El problema del prometeísmo es desorbitarse; buscar no tanto la mejora del mundo y la sociedad sino su transformación radical. Según Delsol, podemos decir que entramos en el orden demiúrgico –frankensteiniano– desde el momento en que el impulso hacia la emancipación deja de reconocer límites. Entonces destruye lo que se había propuesto engrandecer. Los límites no son fáciles de reconocer, pero negarlos es temerario. Quienes dicen «no hay límites» justificarán que su impulso sea ciego y los ignore, porque para ellos todo lo que avanza ciegamente hacia la emancipación es el bien o conduce a él. Como políticos resultan inquietantes porque solo respetan lo que ellos mismos son capaces de producir; en última instancia, solo se admiran y respetan a ellos mismos. Padecen una suerte de narcisismo trascendental. Por lo demás, defender y proteger la sociedad no significa bloquear su evolución. Solo implica tomar la realidad en serio; creer que el mundo natural y humano comporta una estructura, tiene unas leyes internas que deben conocerse y respetarse. En el fondo, es creer que mundo y sociedad poseen validez, son legítimos. Refiriéndose a Menéndez y Pelayo, Eloy Bullón expresaba esto mismo, hace más de medio siglo, valiéndose de una metáfora idéntica a la usada por Delsol: «(Don Marcelino) tenía presente que los poderes públicos no actúan sobre seres inorgánicos, sino sobre individuos conscientes y libres, cuyas actividades vitales, aun para dirigirlas, hay que respetar, a la manera como el jardinero necesita contar con las leyes funcionales de la vida de las plantas. El arte del gobierno no es geometría, sino alta y nobilísima biología social». No es indiferente que el poder lo ostente un «jardinero» o un «demiurgo». El primero reconocerá como límite la vida autónoma del objeto encomendado a su custodia; el otro lo manipulará a su antojo, tomándolo como material inerte, maleable a voluntad.

La denuncia de la mentalidad de laboratorio llevada a la política está lúcidamente argumentada por Adam Smith en su ‘Teoría de los sentimientos morales’: «El hombre doctrinario se imagina que puede organizar a los diferentes miembros de una gran sociedad con la misma desenvoltura con que dispone las piezas en un tablero de ajedrez. No percibe que las piezas del ajedrez solo tienen el principio motriz que les imprime la mano, y que en el vasto tablero de la sociedad humana cada pieza posee un principio motriz propio, independiente del que la legislación arbitrariamente elija imponerle».

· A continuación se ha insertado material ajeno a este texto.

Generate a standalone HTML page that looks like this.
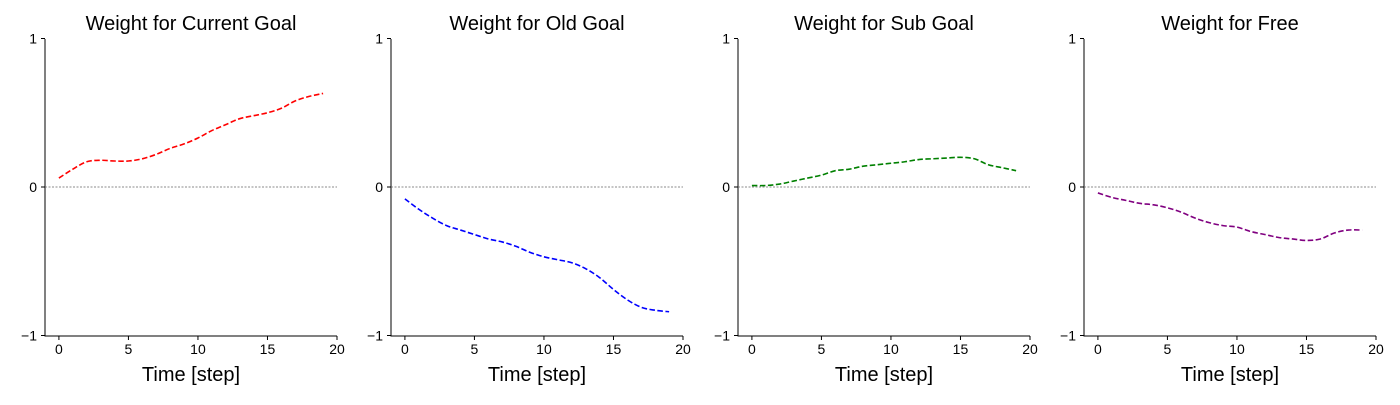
<!DOCTYPE html>
<html><head><meta charset="utf-8"><style>
body{margin:0;background:#fff;width:1400px;height:400px;overflow:hidden}
svg text{font-family:"Liberation Sans","DejaVu Sans",sans-serif}
</style></head><body>
<svg id="c" width="1400" height="400"></svg>
<script>
const titles=["Weight for Current Goal","Weight for Old Goal","Weight for Sub Goal","Weight for Free"];
const colors=["red","blue","green","purple"];
const steps=[0,1,2,3,4,5,6,7,8,9,10,11,12,13,14,15,16,17,18,19];
const currentGoal=[0.06,0.12,0.17,0.18,0.175,0.175,0.19,0.22,0.26,0.29,0.33,0.38,0.42,0.46,0.48,0.5,0.53,0.58,0.61,0.63];
const oldGoal=[-0.08,-0.15,-0.21,-0.26,-0.29,-0.32,-0.35,-0.37,-0.40,-0.44,-0.47,-0.49,-0.51,-0.55,-0.61,-0.69,-0.76,-0.81,-0.83,-0.84];
const subGoal=[0.01,0.01,0.02,0.04,0.06,0.08,0.11,0.12,0.14,0.15,0.16,0.17,0.185,0.19,0.195,0.2,0.19,0.15,0.13,0.11];
const freeW=[-0.04,-0.07,-0.09,-0.11,-0.12,-0.14,-0.17,-0.21,-0.24,-0.26,-0.27,-0.3,-0.32,-0.34,-0.35,-0.36,-0.35,-0.31,-0.29,-0.29];
const series=[currentGoal,oldGoal,subGoal,freeW];
const xTicks=[0,5,10,15,20];
const yTicks=[-1,0,1];
const yLabels=["\u22121","0","1"];
const names=["current-goal","old-goal","sub-goal","free"];
const NS="http://www.w3.org/2000/svg";
const svg=document.getElementById("c");
function mk(t,a,p){const e=document.createElementNS(NS,t);for(const k in a)e.setAttribute(k,a[k]);(p||svg).appendChild(e);return e;}
const lefts=[45,391,738,1084];
const W=292,axTop=39,axBot=336;
lefts.forEach((L,i)=>{
  const g=mk("g",{});
  
  
  const xs=v=>L+(v+1)/21*W;
  const ys=v=>187-v*148.5;
  const t=mk("text",{x:L+W/2,y:30,"text-anchor":"middle","font-size":"20"},g);t.textContent=titles[i];
  
  
  const ax=mk("path",{d:`M${L},${axTop}V${axBot}H${L+W}`,stroke:"#000",fill:"none","stroke-width":1},g);
  
  
  xTicks.forEach(v=>{const x=xs(v);mk("line",{x1:x,x2:x,y1:axBot,y2:axBot+4,stroke:"#000"},g);
    const tt=mk("text",{x:x,y:axBot+18,"text-anchor":"middle","font-size":"14"},g);tt.textContent=v;
    
    });
  yTicks.forEach((v,k)=>{const y=ys(v);mk("line",{x1:L-4,x2:L,y1:y,y2:y,stroke:"#000"},g);
    const tt=mk("text",{x:L-8,y:y+5,"text-anchor":"end","font-size":"14"},g);tt.textContent=yLabels[k];
    
    });
  const xl=mk("text",{x:L+W/2,y:381,"text-anchor":"middle","font-size":"20"},g);xl.textContent="Time [step]";
  
  
  const z=mk("line",{x1:L,x2:L+W,y1:ys(0),y2:ys(0),stroke:"#666","stroke-width":0.8,"stroke-dasharray":"2,1.5"},g);
  
  
  const d=series[i];const P=steps.map((s,k)=>[xs(s),ys(d[k])]);
  let p=`M${P[0][0]},${P[0][1]}`;
  for(let k=0;k<P.length-1;k++){const p0=P[Math.max(0,k-1)],p1=P[k],p2=P[k+1],p3=P[Math.min(P.length-1,k+2)];
    p+=`C${p1[0]+(p2[0]-p0[0])/6},${p1[1]+(p2[1]-p0[1])/6} ${p2[0]-(p3[0]-p1[0])/6},${p2[1]-(p3[1]-p1[1])/6} ${p2[0]},${p2[1]}`;}
  const ln=mk("path",{d:p,stroke:colors[i],fill:"none","stroke-width":1.6,"stroke-dasharray":"5.5,2.5"},g);
  
  
});
</script></body></html>
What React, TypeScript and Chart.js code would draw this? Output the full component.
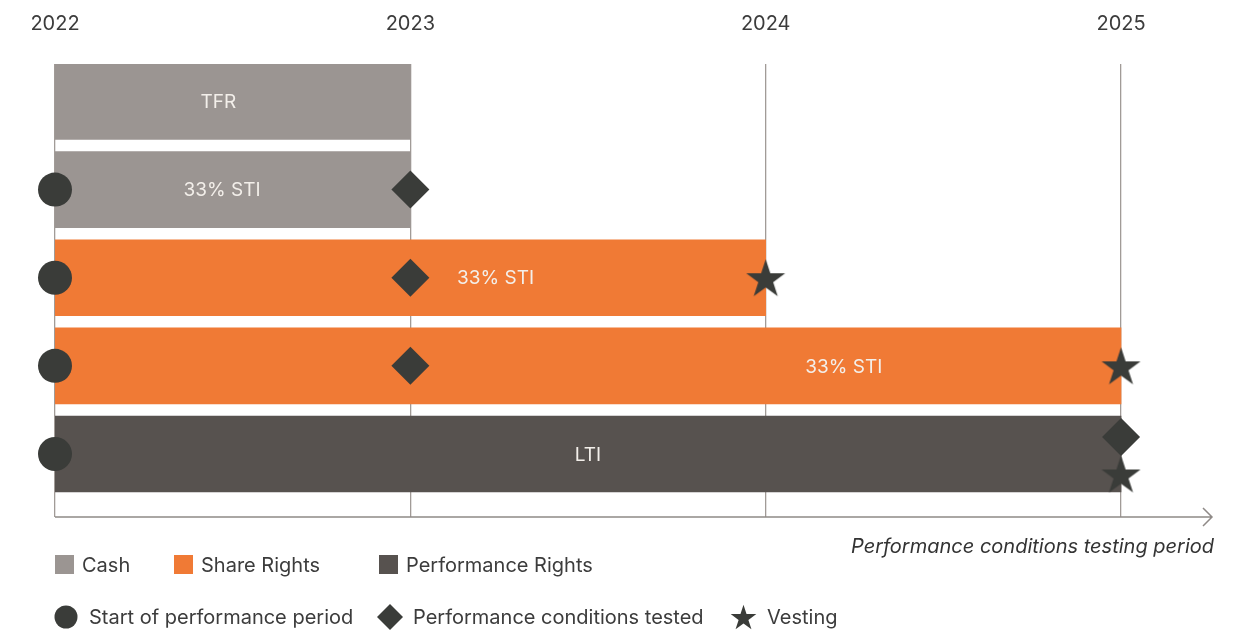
import React, { useEffect, useRef } from 'react';
import { Chart, registerables } from 'chart.js';

Chart.register(...registerables);

// ---- data ----
const years = [2022, 2023, 2024, 2025];
const rowLabels = ['TFR', '33% STI', '33% STI', '33% STI', 'LTI'];
const rowStart = [2022, 2022, 2022, 2022, 2022];
const rowEnd = [2023, 2023, 2024, 2025, 2025];
const rowType = ['Cash', 'Cash', 'Share Rights', 'Share Rights', 'Performance Rights'];
const labelAt = [2022.46, 2022.47, 2023.24, 2024.22, 2023.5];
const startPoints = [
  { x: 2022, y: 1 },
  { x: 2022, y: 2 },
  { x: 2022, y: 3 },
  { x: 2022, y: 4 },
];
const testPoints = [
  { x: 2023, y: 1 },
  { x: 2023, y: 2 },
  { x: 2023, y: 3 },
  { x: 2025, y: 3.807 },
];
const vestPoints = [
  { x: 2024, y: 2 },
  { x: 2025, y: 3 },
  { x: 2025, y: 4.227 },
];
const barLegend = ['Cash', 'Share Rights', 'Performance Rights'];
const markerLegend = ['Start of performance period', 'Performance conditions tested', 'Vesting'];
const axisTitle = 'Performance conditions testing period';

// ---- styles ----
const typeColor: Record<string, string> = {
  Cash: '#9b9592',
  'Share Rights': '#f07a35',
  'Performance Rights': '#57524f',
};
const markerColor = '#3a3c39';
const gridColor = '#a19b97';
const textColor = '#3c3c3c';
const FONT = 'Inter, "Noto Sans", sans-serif';

function starPath(ctx: CanvasRenderingContext2D, cx: number, cy: number, R: number) {
  const r = R * 0.382;
  ctx.beginPath();
  for (let i = 0; i < 10; i++) {
    const rad = i % 2 === 0 ? R : r;
    const a = -Math.PI / 2 + (i * Math.PI) / 5;
    const px = cx + rad * Math.cos(a);
    const py = cy + rad * Math.sin(a);
    if (i === 0) ctx.moveTo(px, py);
    else ctx.lineTo(px, py);
  }
  ctx.closePath();
}

// star centered on its bounding box
function drawStar(ctx: CanvasRenderingContext2D, cx: number, bboxCy: number, R: number) {
  starPath(ctx, cx, bboxCy + 0.0955 * R, R);
  ctx.fill();
}

function makeStarImage(R: number) {
  const size = Math.ceil(R * 2 + 4);
  const c = document.createElement('canvas');
  c.width = size;
  c.height = size;
  const ctx = c.getContext('2d')!;
  ctx.fillStyle = markerColor;
  drawStar(ctx, size / 2, size / 2, R);
  return c;
}

const overlayPlugin = {
  id: 'overlay',
  afterDatasetsDraw(chart: any) {
    const { ctx, scales } = chart;
    ctx.save();
    ctx.font = `19px ${FONT}`;
    ctx.fillStyle = '#f3efea';
    ctx.textAlign = 'center';
    ctx.textBaseline = 'middle';
    rowLabels.forEach((t, i) => {
      ctx.fillText(t, scales.x.getPixelForValue(labelAt[i]), scales.y.getPixelForValue(i) + 1);
    });
    ctx.restore();
  },
  afterDraw(chart: any) {
    const { ctx, chartArea } = chart;
    ctx.save();
    // bottom axis with arrow
    ctx.strokeStyle = '#8f8a87';
    ctx.lineWidth = 1.5;
    ctx.beginPath();
    ctx.moveTo(chartArea.left, chartArea.bottom);
    ctx.lineTo(chartArea.right, chartArea.bottom);
    ctx.moveTo(chartArea.right - 9, chartArea.bottom - 9);
    ctx.lineTo(chartArea.right, chartArea.bottom);
    ctx.lineTo(chartArea.right - 9, chartArea.bottom + 9);
    ctx.stroke();

    // axis title
    ctx.font = `italic 20px ${FONT}`;
    ctx.fillStyle = '#333333';
    ctx.textAlign = 'right';
    ctx.textBaseline = 'middle';
    ctx.fillText(axisTitle, chartArea.right + 2, chartArea.bottom + 30);

    // legend row 1
    ctx.font = `20px ${FONT}`;
    ctx.textAlign = 'left';
    const row1Y = 565;
    const sqX = [55, 174, 379];
    barLegend.forEach((t, i) => {
      ctx.fillStyle = typeColor[t];
      ctx.fillRect(sqX[i], row1Y - 10, 19, 19);
      ctx.fillStyle = textColor;
      ctx.fillText(t, sqX[i] + 27, row1Y + 1);
    });

    // legend row 2
    const row2Y = 617;
    const mX = [66, 390, 743.5];
    ctx.fillStyle = markerColor;
    ctx.beginPath();
    ctx.arc(mX[0], row2Y, 11.5, 0, Math.PI * 2);
    ctx.fill();
    ctx.beginPath();
    ctx.moveTo(mX[1] - 13, row2Y);
    ctx.lineTo(mX[1], row2Y - 13);
    ctx.lineTo(mX[1] + 13, row2Y);
    ctx.lineTo(mX[1], row2Y + 13);
    ctx.closePath();
    ctx.fill();
    drawStar(ctx, mX[2], row2Y, 13.5);
    const textX = [89, 413, 767];
    ctx.fillStyle = textColor;
    markerLegend.forEach((t, i) => {
      ctx.fillText(t, textX[i], row2Y + 1);
    });
    ctx.restore();
  },
};

export default function App() {
  const ref = useRef<HTMLCanvasElement>(null);

  useEffect(() => {
    if (!ref.current) return;
    const starImg = makeStarImage(20.5);
    const chart = new Chart(ref.current, {
      type: 'bar',
      data: {
        datasets: [
          {
            type: 'bar',
            order: 10,
            data: rowStart.map((s, i) => ({ x: [s, rowEnd[i]], y: i })) as any,
            backgroundColor: rowType.map((t) => typeColor[t]),
            borderWidth: 0,
            barThickness: 76,
            grouped: false,
          } as any,
          {
            type: 'scatter',
            order: 1,
            clip: false,
            data: startPoints,
            pointStyle: 'circle',
            pointRadius: 17,
            backgroundColor: markerColor,
            borderWidth: 0,
          } as any,
          {
            type: 'scatter',
            order: 1,
            clip: false,
            data: testPoints,
            pointStyle: 'rectRot',
            pointRadius: 19,
            backgroundColor: markerColor,
            borderWidth: 0,
          } as any,
          {
            type: 'scatter',
            order: 1,
            clip: false,
            data: vestPoints,
            pointStyle: starImg,
            pointRadius: 20,
            backgroundColor: markerColor,
            borderWidth: 0,
          } as any,
        ],
      },
      options: {
        indexAxis: 'y',
        animation: false,
        responsive: false,
        events: [],
        layout: { padding: { left: 55, right: 41, top: 0, bottom: 113 } },
        plugins: {
          legend: { display: false },
          tooltip: { enabled: false },
        },
        scales: {
          x: {
            type: 'linear',
            position: 'top',
            min: 2022,
            max: 2025.256,
            offset: false,
            beginAtZero: false,
            z: 1,
            afterFit: (s: any) => {
              s.height = 64;
            },
            afterBuildTicks: (s: any) => {
              s.ticks = years.map((v) => ({ value: v }));
            },
            ticks: {
              callback: (v: any) => String(v),
              font: { family: FONT, size: 20 },
              color: textColor,
              padding: 28,
              maxRotation: 0,
              autoSkip: false,
            },
            grid: {
              color: gridColor,
              lineWidth: 1.3,
              drawTicks: false,
              offset: false,
            },
            border: { display: false },
          },
          y: {
            type: 'linear',
            display: false,
            reverse: true,
            offset: false,
            beginAtZero: false,
            grid: { offset: false },
            min: -0.4255,
            max: 4.715,
          },
        },
      } as any,
      plugins: [overlayPlugin],
    });
    return () => chart.destroy();
  }, []);

  return (
    <div style={{ position: 'fixed', left: 0, top: 0, width: 1253, height: 630, background: '#ffffff' }}>
      <canvas ref={ref} width={1253} height={630} />
    </div>
  );
}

Laboratorio o jardín: hay que optar. Lo característico del socialismo –el partido del laboratorio– es su «arrogancia», por decirlo con Hayek. Los que nos sabemos ignorantes y falibles creemos en la libre cooperación social. Los planificadores prescinden de ella en nombre de un conocimiento superior del que se declaran portadores. La idea de rehacer la sociedad de acuerdo con un esquema que supone que al planificador le sobran, entre otras muchas cosas, el mercado y las tradiciones; les basta con imponer a martillazos su programa, haciendo de la sociedad un lecho de Procusto. En España, esta actitud política es más peligrosa todavía, porque a los directores de nuestro laboratorio no solo les falta modestia; también carecen de ciencia, de prudencia y de pudor. Para conducir experimentos de ingeniería social, mejor graduados del MIT que peritos en putas y cloacas.